▶ Aim of the exercise
Copy the data exactly from the line that contains "Emit a Python" through the line that contains "[19.7, 18.5, 12.7], [14.8, 13.0, 12.4]]", keeping both end lines and leaving out everything else.

#### Records to use

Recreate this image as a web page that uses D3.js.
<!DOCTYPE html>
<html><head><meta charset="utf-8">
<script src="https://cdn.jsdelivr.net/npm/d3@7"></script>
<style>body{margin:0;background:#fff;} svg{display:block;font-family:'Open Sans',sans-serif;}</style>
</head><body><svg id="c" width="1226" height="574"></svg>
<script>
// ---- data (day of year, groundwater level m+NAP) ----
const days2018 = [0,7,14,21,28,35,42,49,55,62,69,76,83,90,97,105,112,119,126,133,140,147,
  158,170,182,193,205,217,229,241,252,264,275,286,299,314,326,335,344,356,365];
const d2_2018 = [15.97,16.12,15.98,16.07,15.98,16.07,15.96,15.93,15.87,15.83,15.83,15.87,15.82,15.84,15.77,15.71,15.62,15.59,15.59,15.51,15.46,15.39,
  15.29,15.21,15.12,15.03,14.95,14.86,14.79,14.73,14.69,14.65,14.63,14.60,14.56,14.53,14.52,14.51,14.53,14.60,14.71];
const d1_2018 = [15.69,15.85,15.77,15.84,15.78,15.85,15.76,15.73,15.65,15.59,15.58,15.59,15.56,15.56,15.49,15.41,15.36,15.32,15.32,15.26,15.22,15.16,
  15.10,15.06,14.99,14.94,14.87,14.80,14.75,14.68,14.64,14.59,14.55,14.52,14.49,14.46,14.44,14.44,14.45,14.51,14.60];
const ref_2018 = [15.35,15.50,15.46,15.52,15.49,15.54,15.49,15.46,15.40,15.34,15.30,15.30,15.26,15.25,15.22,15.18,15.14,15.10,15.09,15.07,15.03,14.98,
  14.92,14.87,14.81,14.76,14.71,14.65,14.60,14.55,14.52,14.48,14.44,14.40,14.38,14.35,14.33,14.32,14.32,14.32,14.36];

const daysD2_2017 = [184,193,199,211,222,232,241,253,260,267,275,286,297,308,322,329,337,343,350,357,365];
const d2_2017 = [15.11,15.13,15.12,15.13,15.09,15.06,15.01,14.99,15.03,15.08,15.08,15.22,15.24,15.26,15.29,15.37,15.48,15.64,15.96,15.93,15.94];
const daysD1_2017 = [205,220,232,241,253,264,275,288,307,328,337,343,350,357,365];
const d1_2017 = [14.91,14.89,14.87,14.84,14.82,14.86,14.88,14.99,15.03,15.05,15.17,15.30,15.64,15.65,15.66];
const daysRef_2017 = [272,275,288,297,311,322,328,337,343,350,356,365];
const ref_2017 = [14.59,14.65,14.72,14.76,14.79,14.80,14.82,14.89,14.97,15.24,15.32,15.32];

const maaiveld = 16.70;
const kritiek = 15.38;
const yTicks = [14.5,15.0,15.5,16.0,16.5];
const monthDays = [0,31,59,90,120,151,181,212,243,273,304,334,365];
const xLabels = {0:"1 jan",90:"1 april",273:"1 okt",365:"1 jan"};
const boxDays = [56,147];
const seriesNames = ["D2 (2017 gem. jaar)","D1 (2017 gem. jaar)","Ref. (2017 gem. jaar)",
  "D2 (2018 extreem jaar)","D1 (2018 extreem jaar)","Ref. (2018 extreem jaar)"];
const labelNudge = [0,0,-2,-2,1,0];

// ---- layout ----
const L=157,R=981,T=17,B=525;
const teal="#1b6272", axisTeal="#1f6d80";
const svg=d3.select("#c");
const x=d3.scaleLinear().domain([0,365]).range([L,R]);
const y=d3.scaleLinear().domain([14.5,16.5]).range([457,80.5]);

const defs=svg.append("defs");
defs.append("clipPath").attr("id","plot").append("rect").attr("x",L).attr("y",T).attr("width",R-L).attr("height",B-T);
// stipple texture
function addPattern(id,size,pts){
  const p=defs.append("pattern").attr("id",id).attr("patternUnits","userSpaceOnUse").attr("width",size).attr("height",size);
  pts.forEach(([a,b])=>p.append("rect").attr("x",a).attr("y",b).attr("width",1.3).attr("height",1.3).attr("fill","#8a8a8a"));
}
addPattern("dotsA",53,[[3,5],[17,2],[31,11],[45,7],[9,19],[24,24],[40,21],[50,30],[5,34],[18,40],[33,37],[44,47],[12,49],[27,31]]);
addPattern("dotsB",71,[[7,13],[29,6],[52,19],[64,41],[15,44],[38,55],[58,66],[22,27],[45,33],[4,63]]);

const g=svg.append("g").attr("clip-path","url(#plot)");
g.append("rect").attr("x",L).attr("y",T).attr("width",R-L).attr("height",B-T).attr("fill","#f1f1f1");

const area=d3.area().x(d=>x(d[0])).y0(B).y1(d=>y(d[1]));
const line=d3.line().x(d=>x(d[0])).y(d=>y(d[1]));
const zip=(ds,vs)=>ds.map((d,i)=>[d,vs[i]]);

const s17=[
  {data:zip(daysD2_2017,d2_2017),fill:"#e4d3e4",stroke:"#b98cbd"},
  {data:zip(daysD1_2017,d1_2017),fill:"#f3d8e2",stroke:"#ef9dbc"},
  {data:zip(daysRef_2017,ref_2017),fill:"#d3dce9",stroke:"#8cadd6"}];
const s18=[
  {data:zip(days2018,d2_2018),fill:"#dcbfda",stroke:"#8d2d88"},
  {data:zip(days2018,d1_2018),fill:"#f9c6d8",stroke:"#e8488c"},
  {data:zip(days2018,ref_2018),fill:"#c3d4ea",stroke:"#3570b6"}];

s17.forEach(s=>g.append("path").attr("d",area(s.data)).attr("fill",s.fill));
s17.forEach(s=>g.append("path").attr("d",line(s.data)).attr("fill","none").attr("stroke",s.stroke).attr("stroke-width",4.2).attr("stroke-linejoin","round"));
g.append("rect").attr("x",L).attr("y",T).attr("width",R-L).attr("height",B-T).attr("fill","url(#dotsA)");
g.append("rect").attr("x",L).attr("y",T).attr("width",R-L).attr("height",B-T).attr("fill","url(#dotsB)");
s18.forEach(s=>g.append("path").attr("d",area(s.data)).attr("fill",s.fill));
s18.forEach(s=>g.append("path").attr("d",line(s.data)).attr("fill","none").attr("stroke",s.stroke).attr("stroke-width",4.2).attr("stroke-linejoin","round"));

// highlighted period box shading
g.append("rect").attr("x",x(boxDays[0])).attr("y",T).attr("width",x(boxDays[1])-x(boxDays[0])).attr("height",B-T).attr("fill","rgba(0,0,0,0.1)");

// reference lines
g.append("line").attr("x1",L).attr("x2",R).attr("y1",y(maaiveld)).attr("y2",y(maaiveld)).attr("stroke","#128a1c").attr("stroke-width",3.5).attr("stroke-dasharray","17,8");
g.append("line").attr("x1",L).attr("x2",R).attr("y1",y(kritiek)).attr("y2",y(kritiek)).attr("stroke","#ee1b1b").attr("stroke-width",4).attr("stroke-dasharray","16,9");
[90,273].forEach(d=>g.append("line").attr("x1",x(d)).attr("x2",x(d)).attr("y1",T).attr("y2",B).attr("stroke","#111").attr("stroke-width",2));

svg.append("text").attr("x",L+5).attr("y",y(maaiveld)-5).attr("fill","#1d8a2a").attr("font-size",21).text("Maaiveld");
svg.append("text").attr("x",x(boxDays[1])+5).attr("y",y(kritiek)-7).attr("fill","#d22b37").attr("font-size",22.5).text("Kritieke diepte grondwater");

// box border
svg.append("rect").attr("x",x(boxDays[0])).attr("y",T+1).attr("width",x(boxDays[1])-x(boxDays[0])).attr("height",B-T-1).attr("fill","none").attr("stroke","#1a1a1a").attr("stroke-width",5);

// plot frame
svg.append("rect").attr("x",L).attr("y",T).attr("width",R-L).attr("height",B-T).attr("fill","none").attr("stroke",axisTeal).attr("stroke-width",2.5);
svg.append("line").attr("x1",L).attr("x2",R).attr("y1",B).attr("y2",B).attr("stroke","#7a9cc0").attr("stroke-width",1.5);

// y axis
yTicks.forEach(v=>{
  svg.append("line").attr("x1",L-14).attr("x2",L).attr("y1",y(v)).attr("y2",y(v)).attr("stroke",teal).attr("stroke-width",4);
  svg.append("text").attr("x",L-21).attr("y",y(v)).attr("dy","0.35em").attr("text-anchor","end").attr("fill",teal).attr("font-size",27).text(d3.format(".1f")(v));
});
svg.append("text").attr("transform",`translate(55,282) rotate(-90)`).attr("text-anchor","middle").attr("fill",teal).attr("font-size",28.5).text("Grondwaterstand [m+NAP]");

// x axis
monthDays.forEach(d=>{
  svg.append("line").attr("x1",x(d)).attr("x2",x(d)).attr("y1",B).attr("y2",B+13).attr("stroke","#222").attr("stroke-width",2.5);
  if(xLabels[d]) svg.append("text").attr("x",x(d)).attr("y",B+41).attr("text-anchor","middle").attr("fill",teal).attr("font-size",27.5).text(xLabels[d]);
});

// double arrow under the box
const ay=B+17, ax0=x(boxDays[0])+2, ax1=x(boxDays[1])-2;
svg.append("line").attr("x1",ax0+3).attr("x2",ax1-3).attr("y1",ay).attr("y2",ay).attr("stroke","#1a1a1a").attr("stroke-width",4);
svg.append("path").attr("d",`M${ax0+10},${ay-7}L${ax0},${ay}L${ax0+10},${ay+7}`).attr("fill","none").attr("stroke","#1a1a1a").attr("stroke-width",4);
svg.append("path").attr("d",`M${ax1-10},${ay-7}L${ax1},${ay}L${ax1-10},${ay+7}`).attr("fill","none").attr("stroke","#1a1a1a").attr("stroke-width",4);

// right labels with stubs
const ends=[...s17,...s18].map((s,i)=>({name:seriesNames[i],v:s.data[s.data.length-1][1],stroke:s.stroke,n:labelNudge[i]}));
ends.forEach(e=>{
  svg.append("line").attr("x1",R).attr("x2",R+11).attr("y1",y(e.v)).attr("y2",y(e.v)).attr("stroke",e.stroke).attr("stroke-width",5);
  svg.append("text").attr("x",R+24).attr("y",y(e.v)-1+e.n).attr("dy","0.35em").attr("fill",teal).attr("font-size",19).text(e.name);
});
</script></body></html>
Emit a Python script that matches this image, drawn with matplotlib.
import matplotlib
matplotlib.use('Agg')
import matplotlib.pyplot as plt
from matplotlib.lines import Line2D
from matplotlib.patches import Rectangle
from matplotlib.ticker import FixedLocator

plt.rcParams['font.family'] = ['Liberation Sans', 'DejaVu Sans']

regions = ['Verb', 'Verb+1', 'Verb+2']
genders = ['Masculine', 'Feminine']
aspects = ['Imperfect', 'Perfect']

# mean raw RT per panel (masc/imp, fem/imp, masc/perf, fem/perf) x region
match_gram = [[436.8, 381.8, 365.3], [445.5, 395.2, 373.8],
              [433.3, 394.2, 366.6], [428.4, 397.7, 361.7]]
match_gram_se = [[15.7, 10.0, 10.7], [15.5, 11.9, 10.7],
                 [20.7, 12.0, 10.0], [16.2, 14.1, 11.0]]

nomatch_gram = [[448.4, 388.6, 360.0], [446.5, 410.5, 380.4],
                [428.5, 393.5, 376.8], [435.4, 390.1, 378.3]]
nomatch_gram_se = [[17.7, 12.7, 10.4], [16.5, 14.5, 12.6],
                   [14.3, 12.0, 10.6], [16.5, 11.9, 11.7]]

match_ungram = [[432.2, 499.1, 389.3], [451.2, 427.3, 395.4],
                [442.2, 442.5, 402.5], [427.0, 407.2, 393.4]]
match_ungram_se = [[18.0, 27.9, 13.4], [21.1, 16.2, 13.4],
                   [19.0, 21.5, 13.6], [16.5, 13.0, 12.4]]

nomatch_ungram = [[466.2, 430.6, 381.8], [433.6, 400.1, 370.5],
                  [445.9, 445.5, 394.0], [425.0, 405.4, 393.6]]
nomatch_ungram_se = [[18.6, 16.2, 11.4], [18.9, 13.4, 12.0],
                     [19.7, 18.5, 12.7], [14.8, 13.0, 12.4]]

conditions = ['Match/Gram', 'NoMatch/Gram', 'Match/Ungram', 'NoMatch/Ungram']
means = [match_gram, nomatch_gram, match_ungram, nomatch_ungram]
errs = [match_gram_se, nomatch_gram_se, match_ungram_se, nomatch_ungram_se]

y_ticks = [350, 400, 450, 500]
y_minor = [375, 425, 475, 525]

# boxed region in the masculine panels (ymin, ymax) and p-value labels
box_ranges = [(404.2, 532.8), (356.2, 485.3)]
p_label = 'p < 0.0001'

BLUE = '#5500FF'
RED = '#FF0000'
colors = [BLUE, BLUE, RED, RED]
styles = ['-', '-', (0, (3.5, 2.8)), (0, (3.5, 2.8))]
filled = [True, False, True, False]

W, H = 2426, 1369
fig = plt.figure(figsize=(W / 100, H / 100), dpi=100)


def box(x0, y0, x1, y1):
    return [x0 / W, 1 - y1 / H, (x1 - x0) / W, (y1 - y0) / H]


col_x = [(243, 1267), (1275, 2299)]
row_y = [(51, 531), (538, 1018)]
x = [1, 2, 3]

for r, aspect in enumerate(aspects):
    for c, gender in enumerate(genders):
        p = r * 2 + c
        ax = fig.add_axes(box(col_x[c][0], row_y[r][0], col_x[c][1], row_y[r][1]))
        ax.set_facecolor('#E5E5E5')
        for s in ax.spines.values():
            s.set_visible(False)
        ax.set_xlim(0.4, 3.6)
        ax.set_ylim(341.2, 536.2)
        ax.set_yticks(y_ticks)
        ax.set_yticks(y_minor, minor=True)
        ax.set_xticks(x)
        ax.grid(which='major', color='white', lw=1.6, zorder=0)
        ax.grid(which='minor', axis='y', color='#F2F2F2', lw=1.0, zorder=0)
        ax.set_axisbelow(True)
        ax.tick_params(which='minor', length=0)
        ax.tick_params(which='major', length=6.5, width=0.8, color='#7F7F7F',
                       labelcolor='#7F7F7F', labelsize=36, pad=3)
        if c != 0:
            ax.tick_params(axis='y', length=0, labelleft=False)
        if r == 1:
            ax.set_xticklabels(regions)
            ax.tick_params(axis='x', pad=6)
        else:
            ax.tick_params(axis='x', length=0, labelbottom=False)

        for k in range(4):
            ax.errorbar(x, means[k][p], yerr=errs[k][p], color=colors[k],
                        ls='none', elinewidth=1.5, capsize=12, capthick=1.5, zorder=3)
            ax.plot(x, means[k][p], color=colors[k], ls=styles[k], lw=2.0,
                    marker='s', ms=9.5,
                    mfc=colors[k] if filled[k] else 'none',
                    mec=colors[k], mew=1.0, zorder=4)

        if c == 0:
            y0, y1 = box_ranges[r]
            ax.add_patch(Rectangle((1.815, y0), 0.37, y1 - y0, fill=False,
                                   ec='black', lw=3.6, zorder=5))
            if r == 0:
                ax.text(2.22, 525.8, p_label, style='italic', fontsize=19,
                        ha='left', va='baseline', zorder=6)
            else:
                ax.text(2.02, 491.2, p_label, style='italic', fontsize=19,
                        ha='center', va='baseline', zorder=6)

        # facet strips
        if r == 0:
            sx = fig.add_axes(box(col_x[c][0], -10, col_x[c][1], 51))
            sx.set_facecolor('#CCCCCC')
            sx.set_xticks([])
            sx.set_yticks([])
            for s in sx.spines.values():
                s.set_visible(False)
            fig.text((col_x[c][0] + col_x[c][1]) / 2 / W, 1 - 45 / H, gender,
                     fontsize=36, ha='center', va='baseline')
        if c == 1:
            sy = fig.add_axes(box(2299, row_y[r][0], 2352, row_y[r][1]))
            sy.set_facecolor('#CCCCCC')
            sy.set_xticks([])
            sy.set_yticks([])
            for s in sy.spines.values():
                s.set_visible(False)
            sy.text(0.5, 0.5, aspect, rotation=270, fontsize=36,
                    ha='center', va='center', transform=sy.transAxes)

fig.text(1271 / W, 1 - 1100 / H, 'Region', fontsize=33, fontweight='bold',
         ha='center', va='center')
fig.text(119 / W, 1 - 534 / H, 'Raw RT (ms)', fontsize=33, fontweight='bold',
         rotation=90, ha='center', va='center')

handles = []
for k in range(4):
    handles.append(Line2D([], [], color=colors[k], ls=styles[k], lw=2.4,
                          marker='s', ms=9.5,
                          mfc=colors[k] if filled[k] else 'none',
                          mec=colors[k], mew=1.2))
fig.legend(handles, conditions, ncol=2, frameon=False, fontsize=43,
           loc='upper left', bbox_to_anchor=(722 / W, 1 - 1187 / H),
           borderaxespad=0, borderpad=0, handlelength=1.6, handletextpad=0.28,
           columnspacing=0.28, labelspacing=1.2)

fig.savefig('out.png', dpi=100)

########

▶ Exercise answer
Emit a Python script that matches this image, drawn with matplotlib.
import matplotlib
matplotlib.use('Agg')
import matplotlib.pyplot as plt
from matplotlib.lines import Line2D
from matplotlib.patches import Rectangle
from matplotlib.ticker import FixedLocator

plt.rcParams['font.family'] = ['Liberation Sans', 'DejaVu Sans']

regions = ['Verb', 'Verb+1', 'Verb+2']
genders = ['Masculine', 'Feminine']
aspects = ['Imperfect', 'Perfect']

# mean raw RT per panel (masc/imp, fem/imp, masc/perf, fem/perf) x region
match_gram = [[436.8, 381.8, 365.3], [445.5, 395.2, 373.8],
              [433.3, 394.2, 366.6], [428.4, 397.7, 361.7]]
match_gram_se = [[15.7, 10.0, 10.7], [15.5, 11.9, 10.7],
                 [20.7, 12.0, 10.0], [16.2, 14.1, 11.0]]

nomatch_gram = [[448.4, 388.6, 360.0], [446.5, 410.5, 380.4],
                [428.5, 393.5, 376.8], [435.4, 390.1, 378.3]]
nomatch_gram_se = [[17.7, 12.7, 10.4], [16.5, 14.5, 12.6],
                   [14.3, 12.0, 10.6], [16.5, 11.9, 11.7]]

match_ungram = [[432.2, 499.1, 389.3], [451.2, 427.3, 395.4],
                [442.2, 442.5, 402.5], [427.0, 407.2, 393.4]]
match_ungram_se = [[18.0, 27.9, 13.4], [21.1, 16.2, 13.4],
                   [19.0, 21.5, 13.6], [16.5, 13.0, 12.4]]

nomatch_ungram = [[466.2, 430.6, 381.8], [433.6, 400.1, 370.5],
                  [445.9, 445.5, 394.0], [425.0, 405.4, 393.6]]
nomatch_ungram_se = [[18.6, 16.2, 11.4], [18.9, 13.4, 12.0],
                     [19.7, 18.5, 12.7], [14.8, 13.0, 12.4]]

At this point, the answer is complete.